Knead a few times on a lightly floured surface (I use a roulpat for this). Don't over knead or your biscuits will be tough. Roll out the dough to about 1/2 inch thickness. Cut out biscuits with a biscuit cutter or drinking glass. Bake at 425 for 12-15 minutes.
Who could not love biscuits and sausage gravy or ham biscuits and red eye gravy?
Lard is available in any bodega if it's not at your supermarket.
Here in Alabama we wouldn't know a bodega if it snuck up and bit us. Actually, I'm an exception because years ago we had a flight with a 24 hour layover in Madrid which I frequently claimed, so I became acquainted with bodegas.
Before he died, I took my Dad on a pilgrimage from LI to Shenandoah, Nashville & Graceland. Along the way we treated ourselves to Chicken Fried Steak and Biscuits with Gravy. For my Dad, a big Country and Western fan by way of Dublin, Ireland, it was like receiving communion...
--what a sweet clear picture in such a very few words --
I do scratch biscuits now. Actually easy. I use half a tube of sausage. I used to use a full tube. The restaurant stuff does not have near enough meat. This is great stuff. My favorite home breakfast now
Bisquick is perfectly acceptable if you don't have time to make your own dough and bake the biscuits.
Down my way, we found several restaurants for breakfast that make biscuits on a regular basis so they are fresh with just that light touch of crunch top and bottom. Add in sausage gravy (I like my sausage gravy made from onion sausage which is a gastronomical delight) with couple of eggs over hard - can't beat that I'm telling you.
Occasionally, I'll order grits and a side of sausage gravy and mix them - that's pretty good too.
Sausage based milk gravy is good, but Bacon based is
heavenly! It is very simple to make.
Dice up some bacon and toss into a sauce pan. Before the
bacon becomes crispy, add flour. Keep the rue stirred with
a wisk or wooden spoon to keep it smooth. Continue cooking for a few minutes and then add milk. Season
I used to cook at a Martha Hale's Country Grill in Rubidoux
CA. Bacon based gravy was the main attraction.

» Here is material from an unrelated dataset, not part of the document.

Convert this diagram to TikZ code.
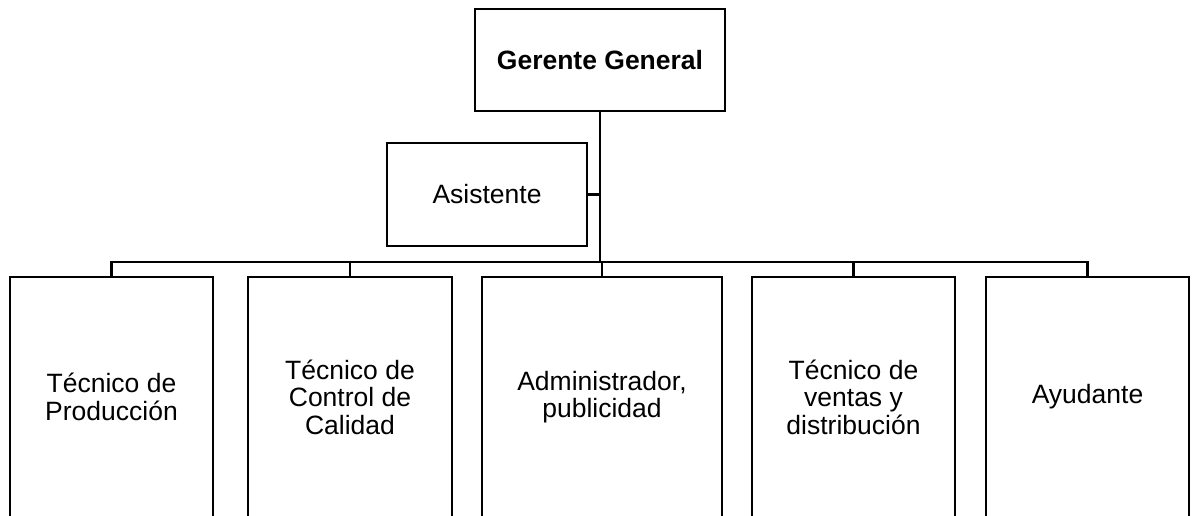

Bacon gives the gravy a kind of sweetness that makes it
almost as tasty as a desert.
Scratch biscuits take just a little too much time for school/work mornings but I make them just about every weekend. Bacon drippings are essential -- although I did once try making them with goose fat left over from Christmas dinner. That's goooood.
Though I'm from the South myself I was raised in New Orleans, where there's a little lingering prejudice against redneck food. We had our biscuits with butter and bacon or ham.
That photo reminds me of a very unpopular breakfast dish served occasionally in Army mess halls in the 1950s which we called S*** on a Shingle.
The description fits the taste.
Southerners were over-represented in Army officer and non-com ranks so that would explain that execrable dish's origin.
The link has a good recipe for sausage gravy, but it need not be that complicated. Just cook 1/2 pound pork sausage, (I like hot), in skillet, when done sprinkle a tbsp of flour over it, then slowly add a cup of whole milk. Keep stirring the whole time until it reaches the consistency you like. Serve immediately over hot buttermilk biscuits. As an Uncle Sidney used to say, "This'll make you want to slap your pappy!".
I still make proper biscuits and gravy. (And whatever that hotdog gravy abomination is, I've never heard of it here in Louisville, Kentucky.) You can do it with sausage, but we tend to prefer "bacon" gravy at my house.
Recipe, such as it is: fry bacon in a cast iron skillet. While it cooks, preheat oven to a minimum of 450 degrees and start the biscuits: 2 cups all purpose flour, sifted with 4 teaspoons baking powder, a half teaspoon of baking soda, and a teaspoon of salt. Using a pastry cutter, cut in a handful (maybe half a cup's worth) of cold lard into the flour, til mixture resembles cornmeal in texture. Make a well in the flour mixture, pour in a cup of buttermilk (or soured milk, or even sweet milk if you're in a bind) and then toss in a big spoonful of sour cream. (The sour cream is insurance; it helps protect the tenderness of the crumb if you accidentally overmix.) Then, pull it together GENTLY mixing as little as possible. DO NOT USE A ROLLING PIN. Turn out onto lightly floured board, patting it flat with your hands, and cut with a floured biscuit cutter or a glass. (Those old metal cups from the fifties-sixties are ideal.) Bake biscuits 8-12 minutes in 450-500 degree oven, til tops are browned. (A hot, fast oven makes for tender biscuits.) To make the gravy- after removing bacon from skillet, sift some flour into the hot, rendered fat. You're aiming to dry out the fat almost completely with the quantity of flour you add; you want to make a paste of it, stirring quickly to avoid lumps. Brown the mixture over medium heat. (Remember, the more you brown the flour, the more flavor you'll impart to the gravy- but the more it browns the less it thickens, so a browner mixture needs more flour than a lighter, blond mixture does.) Pour in a little bit of water to keep the mixture from burning as it browns. When desired browning is reached, add milk, stir, and add salt and pepper to taste, and serve over hot biscuits.